The selection of components still worked outside these masked areas.
Unfortunately this is default behaviour of the selection and feedback
modes, as explained by the following quote from the OpenGL Manual:
Note: In both feedback and selection modes, information on objects is returned prior to any fragment tests. Thus, objects that would not be drawn due to failure of the scissor, alpha, depth, or stencil tests may still have their data processed and returned in both feedback and selection modes.
Scissor testing does not affect the picking area, so objects outside the scissor area would—while failing the fragment tests and thus being invisible—still be pickable. Bummer.
While searching for a solution I found a page on the OpenGL developers page which contains a short description of an alternative picking method color coding (See “Object Selection Using the Back Buffer”).
Color coding
Lets start with the description from the OpenGL developers page:
OpenGL provides the GL_SELECTION render mode for this [picking] purpose. However, you can use other methods. You might render each primitive in a unique color, then use glReadPixels() to read the single pixel under the current mouse location. Examining the color determines the primitive that the user selected.
This method also requires two render passes, but without swapping the buffers or other—usually expensive—state changes. The first pass involves rendering unique colored primitives to the back buffer, then reading back the pixel color under the mouse position and comparing that with the unique colors of each component stored in a lookup table.

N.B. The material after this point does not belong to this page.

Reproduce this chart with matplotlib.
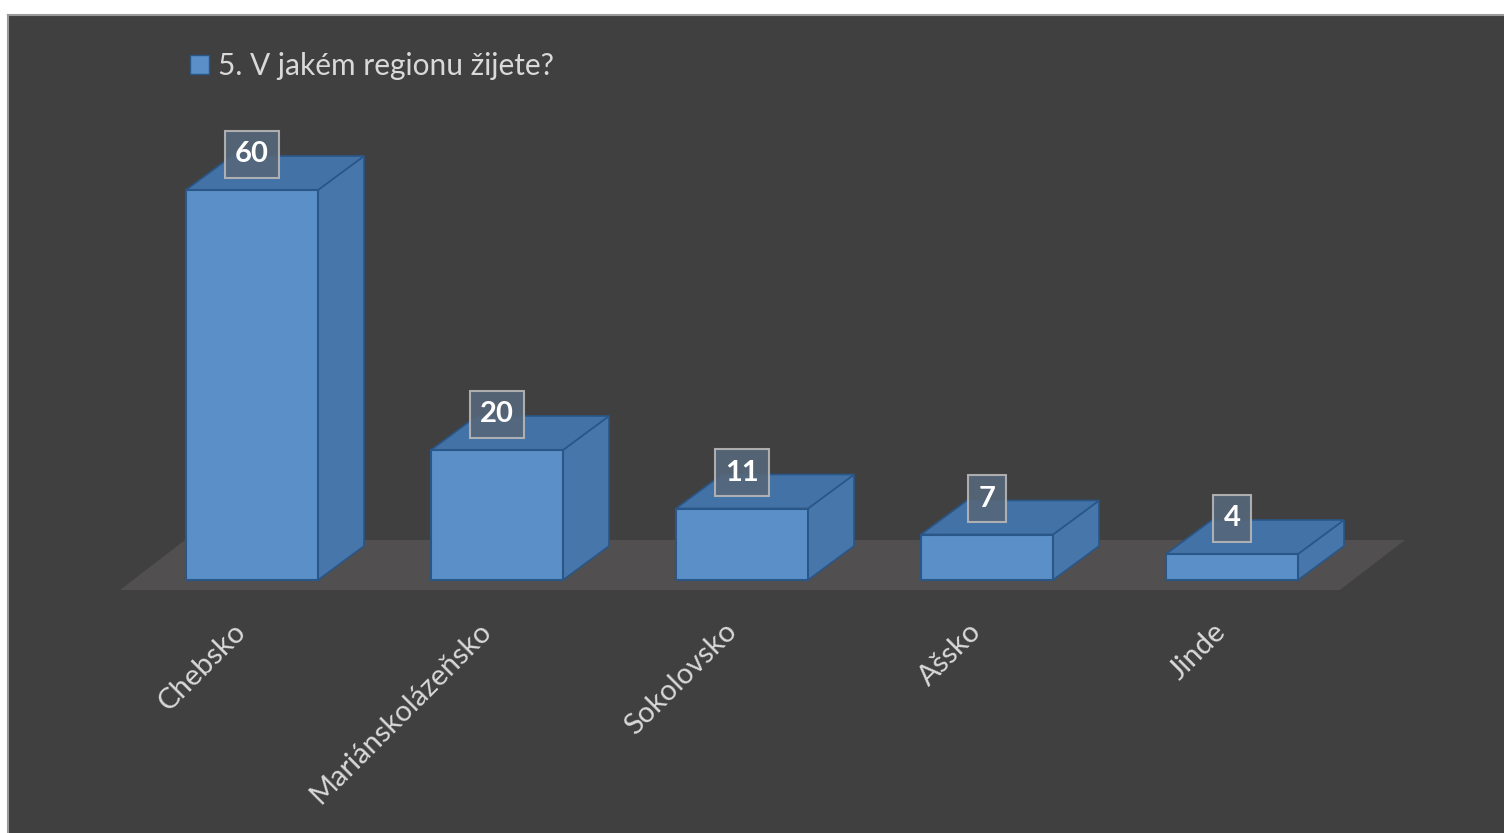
import matplotlib
matplotlib.use("Agg")
import matplotlib.pyplot as plt
from matplotlib.patches import Rectangle, Polygon, Patch

categories = ["Chebsko", "Mariánskolázeňsko", "Sokolovsko", "Ašsko", "Jinde"]
values = [60, 20, 11, 7, 4]
series_name = "5. V jakém regionu žijete?"

BG = "#404040"
FRONT = "#5a8fc8"
TOP = "#4272a6"
SIDE = "#4676aa"
EDGE = "#2a5688"
FLOOR = "#514f4f"
TEXT = "#d9d9d9"

plt.rcParams["font.family"] = ["Lato", "DejaVu Sans"]

W, H, DPI = 1504, 833, 100
fig = plt.figure(figsize=(W / DPI, H / DPI), dpi=DPI, facecolor="white")
left_px, top_px = 8, 15
ax = fig.add_axes([left_px / W, 0, 1 - left_px / W, 1 - top_px / H])
ax.set_facecolor(BG)

# pixel scale: one category = 245 px, one unit of value = 6.5 px
px_x, px_y = 245.0, 6.5
x0_px, y0_px = 252, 580
ax.set_xlim((left_px - x0_px) / px_x, (W - x0_px) / px_x)
ax.set_ylim(-(H - y0_px) / px_y, (y0_px - top_px) / px_y)

bar_w = 132 / px_x
dx, dy = 46 / px_x, 34 / px_y

# floor
fl_front, fl_back = -10 / px_y, 40 / px_y
fl_l = (120 - x0_px) / px_x
fl_r = (1340 - x0_px) / px_x
fdx = 65 / px_x
ax.add_patch(Polygon([(fl_l, fl_front), (fl_r, fl_front),
                      (fl_r + fdx, fl_back), (fl_l + fdx, fl_back)],
                     closed=True, facecolor=FLOOR, edgecolor="none", zorder=1))

for i, v in enumerate(values):
    xl, xr = i - bar_w / 2, i + bar_w / 2
    side = Polygon([(xr, 0), (xr + dx, dy), (xr + dx, v + dy), (xr, v)],
                   closed=True, facecolor=SIDE, edgecolor=EDGE, lw=1.2, zorder=2)
    top = Polygon([(xl, v), (xr, v), (xr + dx, v + dy), (xl + dx, v + dy)],
                  closed=True, facecolor=TOP, edgecolor=EDGE, lw=1.2, zorder=2)
    front = Rectangle((xl, 0), bar_w, v, facecolor=FRONT, edgecolor=EDGE,
                      lw=1.5, zorder=3)
    for p in (side, top, front):
        ax.add_patch(p)
    ax.text(i, v + dy + 0.3, str(v), ha="center", va="center", color="white",
            fontsize=21, fontweight="bold", zorder=5,
            bbox=dict(boxstyle="square,pad=0.36", facecolor="#56677a",
                      edgecolor="#b8b8b8", lw=1.5, alpha=0.9))
    ax.text(i - 19 / px_x, -38 / px_y, categories[i], rotation=45,
            rotation_mode="anchor", ha="right", va="top", color=TEXT,
            fontsize=21, zorder=4)

ax.set_xticks([])
ax.set_yticks([])
for s in ("right", "bottom"):
    ax.spines[s].set_visible(False)
for s in ("top", "left"):
    ax.spines[s].set_color("#9a9a9a")
    ax.spines[s].set_linewidth(1.5)

leg = ax.legend(handles=[Patch(facecolor=FRONT, edgecolor=EDGE, label=series_name)],
                loc="upper left", bbox_to_anchor=((190 - left_px) / (W - left_px), 1 - 37 / (H - top_px)),
                frameon=False, fontsize=21.5, handlelength=0.65, handleheight=0.65,
                handletextpad=0.3, borderpad=0, borderaxespad=0)
for t in leg.get_texts():
    t.set_color(TEXT)

fig.savefig("out.png", dpi=DPI, facecolor="white")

If we go back to the example used earlier, the picture on the right shows what the selection pass would look like, with each component having a unique color. The second pass will paint the normal scene on top of the selection pass, which is what the end user sees. Rendering the scene twice probably sounds expensive, but the first pass can be optimized by only rendering a simplified version of the real scene. For example, the GUI library only renders flat shaded quads to the screen in the selection pass, while the normal pass renders more sophisticated versions, with borders, gradients and text. Another optimization would be to only render the scene near the mouse location.
One problem with this method is the uniqueness of a color. If there are more unique objects in a scene then there are unique colors the system could select the wrong objects. This could be solved by introducing multiple selection passes. Another problem is that the unique color should be the same when it was rendered to the screen and when it was read back from the screen. Settings that could possibly change colors, such as dithering and lighting should be turned off. Another caveat is when the selection buffer is rendered to a texture, because texture colors are slighlyt different from primitive colors when rendered. To solve this problem, one could render the color to the screen and to a texture and read back the values at startup, and use those values in the lookup table.

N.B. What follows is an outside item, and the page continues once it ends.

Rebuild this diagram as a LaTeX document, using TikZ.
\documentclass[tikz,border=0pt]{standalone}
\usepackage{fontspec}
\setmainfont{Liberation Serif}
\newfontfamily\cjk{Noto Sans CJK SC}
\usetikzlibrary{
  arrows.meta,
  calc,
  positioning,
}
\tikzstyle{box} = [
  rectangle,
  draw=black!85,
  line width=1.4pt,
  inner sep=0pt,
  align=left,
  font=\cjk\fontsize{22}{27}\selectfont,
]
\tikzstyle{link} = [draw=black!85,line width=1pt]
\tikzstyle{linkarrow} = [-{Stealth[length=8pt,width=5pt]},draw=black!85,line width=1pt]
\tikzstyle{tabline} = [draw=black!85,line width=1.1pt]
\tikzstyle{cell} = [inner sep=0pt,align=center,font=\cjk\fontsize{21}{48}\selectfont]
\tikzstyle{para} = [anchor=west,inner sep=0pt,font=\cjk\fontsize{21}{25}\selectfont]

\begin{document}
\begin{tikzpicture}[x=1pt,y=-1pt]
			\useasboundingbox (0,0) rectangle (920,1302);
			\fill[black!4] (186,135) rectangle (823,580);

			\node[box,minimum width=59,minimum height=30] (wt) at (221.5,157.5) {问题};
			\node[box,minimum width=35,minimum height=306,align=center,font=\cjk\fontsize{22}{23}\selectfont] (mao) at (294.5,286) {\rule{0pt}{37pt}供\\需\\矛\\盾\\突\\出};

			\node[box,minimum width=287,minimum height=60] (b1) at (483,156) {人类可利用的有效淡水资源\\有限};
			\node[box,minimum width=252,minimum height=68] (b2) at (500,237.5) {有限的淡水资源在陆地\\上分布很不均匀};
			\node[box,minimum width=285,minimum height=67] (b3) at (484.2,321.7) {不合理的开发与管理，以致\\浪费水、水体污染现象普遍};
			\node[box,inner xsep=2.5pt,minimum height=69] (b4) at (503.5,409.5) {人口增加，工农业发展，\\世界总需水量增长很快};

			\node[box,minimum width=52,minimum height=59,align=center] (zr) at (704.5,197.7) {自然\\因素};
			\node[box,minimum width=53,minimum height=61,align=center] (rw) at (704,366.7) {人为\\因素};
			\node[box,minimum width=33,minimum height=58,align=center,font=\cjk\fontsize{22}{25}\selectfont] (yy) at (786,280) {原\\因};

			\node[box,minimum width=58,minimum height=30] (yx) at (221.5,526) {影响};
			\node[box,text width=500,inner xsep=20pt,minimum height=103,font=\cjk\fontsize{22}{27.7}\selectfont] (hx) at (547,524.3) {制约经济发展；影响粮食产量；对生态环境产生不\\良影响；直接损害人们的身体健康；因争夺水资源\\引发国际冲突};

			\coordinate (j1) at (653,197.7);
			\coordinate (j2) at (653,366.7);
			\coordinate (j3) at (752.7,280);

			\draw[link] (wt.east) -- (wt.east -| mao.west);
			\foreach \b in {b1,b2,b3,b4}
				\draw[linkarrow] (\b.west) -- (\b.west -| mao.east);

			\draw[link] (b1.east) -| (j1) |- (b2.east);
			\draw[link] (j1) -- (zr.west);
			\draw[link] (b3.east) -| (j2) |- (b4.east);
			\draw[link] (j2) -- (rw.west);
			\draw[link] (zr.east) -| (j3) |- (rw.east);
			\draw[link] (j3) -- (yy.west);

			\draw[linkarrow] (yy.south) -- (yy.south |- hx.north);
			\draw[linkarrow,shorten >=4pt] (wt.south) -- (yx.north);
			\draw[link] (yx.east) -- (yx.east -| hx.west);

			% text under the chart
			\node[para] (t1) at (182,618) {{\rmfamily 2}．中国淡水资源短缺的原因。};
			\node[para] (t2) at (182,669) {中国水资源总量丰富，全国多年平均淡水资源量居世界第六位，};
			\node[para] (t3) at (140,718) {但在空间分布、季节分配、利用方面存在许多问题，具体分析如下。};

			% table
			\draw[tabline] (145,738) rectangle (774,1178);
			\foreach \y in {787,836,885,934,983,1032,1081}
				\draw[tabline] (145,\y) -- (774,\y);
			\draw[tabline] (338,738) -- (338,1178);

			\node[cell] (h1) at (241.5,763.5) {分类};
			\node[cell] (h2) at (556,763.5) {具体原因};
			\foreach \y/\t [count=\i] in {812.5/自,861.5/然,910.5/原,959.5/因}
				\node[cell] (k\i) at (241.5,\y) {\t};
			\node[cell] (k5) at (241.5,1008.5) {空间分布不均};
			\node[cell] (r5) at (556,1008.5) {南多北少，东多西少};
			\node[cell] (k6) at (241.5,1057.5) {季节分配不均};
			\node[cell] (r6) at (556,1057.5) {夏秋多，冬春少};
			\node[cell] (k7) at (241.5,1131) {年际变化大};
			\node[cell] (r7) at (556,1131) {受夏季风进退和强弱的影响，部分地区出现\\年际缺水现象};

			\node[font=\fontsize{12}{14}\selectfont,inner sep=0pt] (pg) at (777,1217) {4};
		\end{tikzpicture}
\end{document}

As for the advantages of this method, it is fairly fast compared to OpenGL picking (albeit slower than the bounding box method). Another advantage is that the selection primitives are no longer bound to rectangular shapes, even textures and alpha channels can be used as selection data. Imagine round buttons with holes in them. It also works flawlessly with all transformations, fragment tests and even in 3D.
Conclusion
In the end, the third method turned out to be the most suitable for the GUI library. The other two methods can be useful for other applications. If your hierarchy is simple, 2D and does not have many special cases, the first method is highly recommended. The second method could be useful for when 3D picking is required, unless you need fragment tests. If none of this works for your application, the method mentioned in the introduction might be something for you.